Aim: Without the pictures, output the lines of the material from the very first through the one that holds "from matplotlib.ticker import".

==========

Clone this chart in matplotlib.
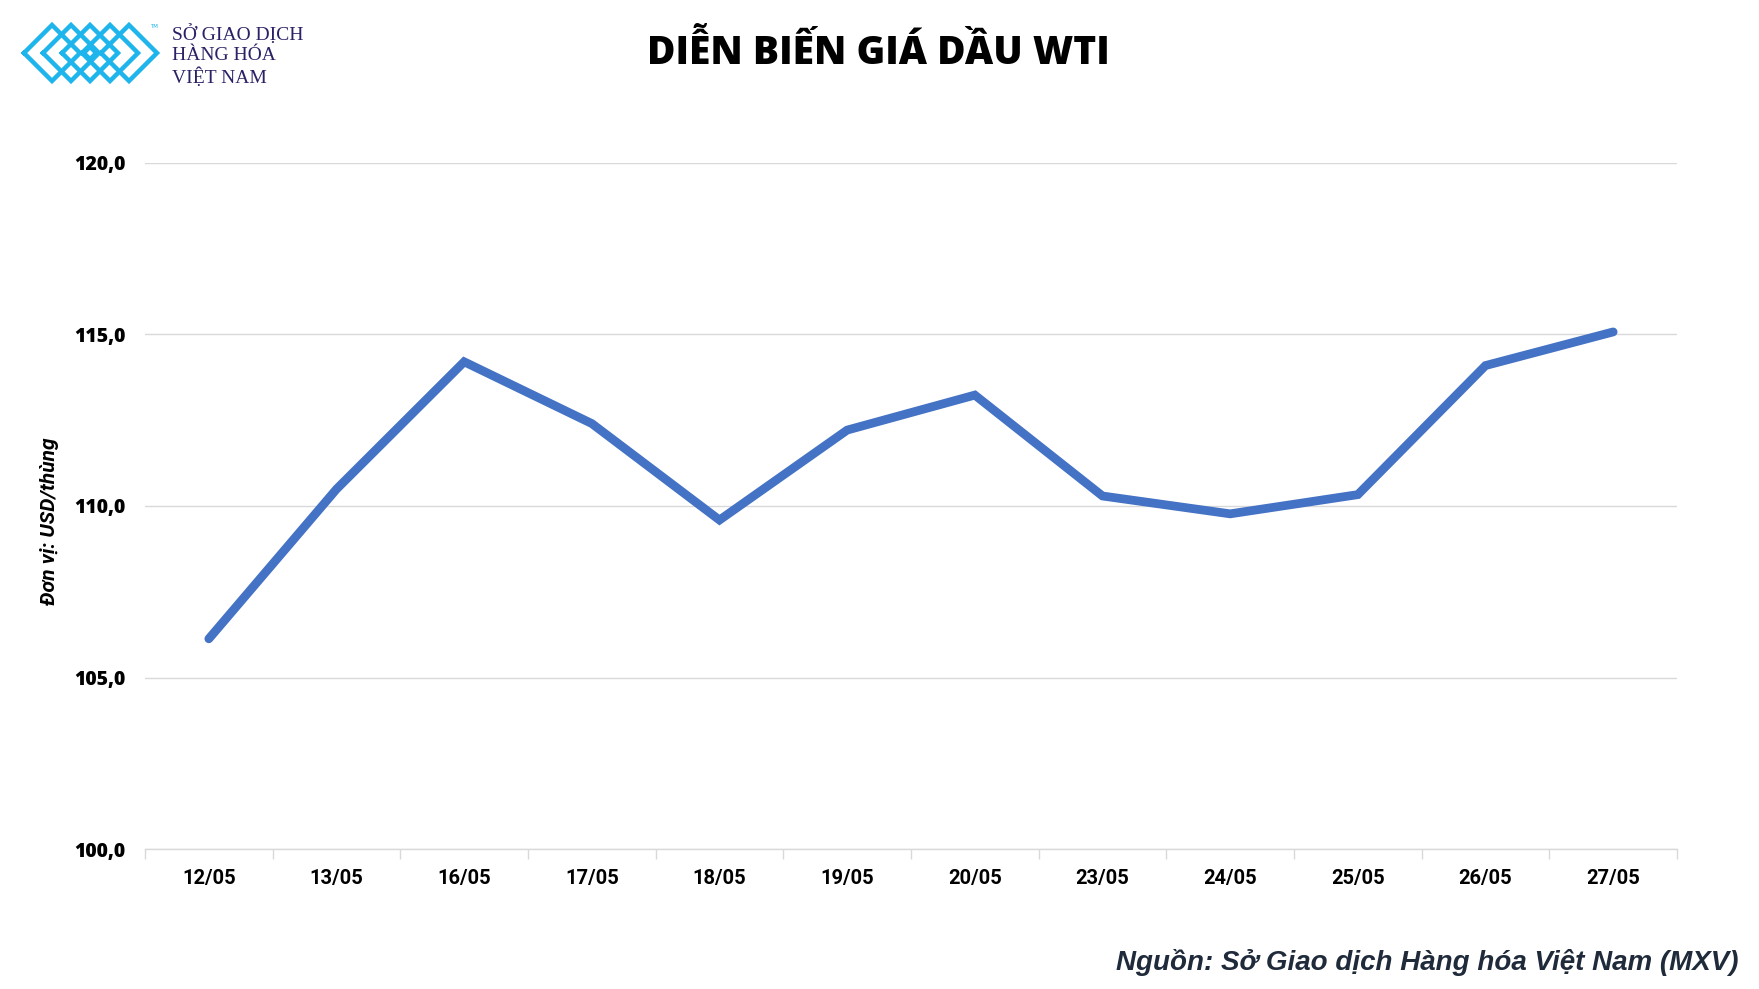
import matplotlib
matplotlib.use("Agg")
import matplotlib.pyplot as plt
from matplotlib.ticker import FixedLocator, NullFormatter

# ---- data ----
dates = ["12/05", "13/05", "16/05", "17/05", "18/05", "19/05",
         "20/05", "23/05", "24/05", "25/05", "26/05", "27/05"]
prices = [106.13, 110.49, 114.20, 112.40, 109.59, 112.21,
          113.23, 110.29, 109.77, 110.33, 114.09, 115.07]
y_ticks = [100.0, 105.0, 110.0, 115.0, 120.0]
y_tick_labels = ["100,0", "105,0", "110,0", "115,0", "120,0"]

title = "DIỄN BIẾN GIÁ DẦU WTI"
y_label = "Đơn vị: USD/thùng"
source = "Nguồn: Sở Giao dịch Hàng hóa Việt Nam (MXV)"
logo_lines = ["SỞ GIAO DỊCH", "HÀNG HÓA", "VIỆT NAM"]

W, H = 1759, 989
fig = plt.figure(figsize=(W / 100, H / 100), dpi=100)

# main axes
L, R, T, B = 145, 1677, 162.7, 849.2
ax = fig.add_axes([L / W, 1 - B / H, (R - L) / W, (B - T) / H])
x = list(range(len(dates)))
ax.plot(x, prices, color="#4472C4", lw=6.3, solid_capstyle="round",
        solid_joinstyle="miter", zorder=3)
ax.set_xlim(-0.5, len(dates) - 0.5)
ax.set_ylim(100, 120)
ax.set_yticks(y_ticks)
ax.set_yticklabels(y_tick_labels, fontfamily="Open Sans", fontweight=800,
                   fontsize=14)
ax.set_xticks(x)
ax.set_xticklabels(dates, fontfamily="Roboto", fontweight="bold", fontsize=14.5)
ax.xaxis.set_minor_locator(FixedLocator([i - 0.5 for i in range(len(dates) + 1)]))
ax.xaxis.set_minor_formatter(NullFormatter())
ax.tick_params(axis="x", which="major", length=0, pad=14)
ax.tick_params(axis="x", which="minor", length=7, color="#D9D9D9", width=1)
ax.tick_params(axis="y", length=0, pad=14)
ax.grid(axis="y", color="#D9D9D9", lw=1)
ax.set_axisbelow(True)
for s in ["top", "right", "left"]:
    ax.spines[s].set_visible(False)
ax.spines["bottom"].set_color("#D9D9D9")
ax.spines["bottom"].set_linewidth(1)

fig.text(50 / W, 1 - 521 / H, y_label, rotation=90, ha="center", va="center",
         fontfamily="Roboto", fontweight="bold",
         fontstyle="italic", fontsize=15)

fig.text(878 / W, 1 - 53 / H, title, ha="center", va="center",
         fontfamily="Open Sans", fontweight=800, fontsize=28)

fig.text(1739 / W, 1 - 962 / H, source, ha="right", va="center",
         fontfamily="Liberation Sans", fontweight="bold", fontstyle="italic",
         fontsize=20, color="#1F2A3A")

# ---- logo ----
lax = fig.add_axes([0, 0, 1, 1], zorder=-1)
lax.set_xlim(0, W)
lax.set_ylim(H, 0)
lax.axis("off")
logo_col = "#1EB4EC"
hs = 28
for cx in [52, 71, 90, 110, 129]:
    xs = [cx - hs, cx, cx + hs, cx, cx - hs]
    ys = [53, 53 - hs, 53, 53 + hs, 53]
    lax.plot(xs, ys, color=logo_col, lw=3.2, solid_joinstyle="miter")
lax.plot([90 - 6, 90, 90 + 6, 90, 90 - 6], [53, 47, 53, 59, 53],
         color=logo_col, lw=3)
lax.text(150, 27, "TM", fontsize=4, color=logo_col, ha="left", va="center")
for i, t in enumerate(logo_lines):
    lax.text(172, 34 + i * 21.5, t, fontfamily="Liberation Serif", fontsize=14,
             color="#2A2266", ha="left", va="center")

fig.savefig("out.png", dpi=100, facecolor="white")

==========

The completed task:
Clone this chart in matplotlib.
import matplotlib
matplotlib.use("Agg")
import matplotlib.pyplot as plt
from matplotlib.ticker import FixedLocator, NullFormatter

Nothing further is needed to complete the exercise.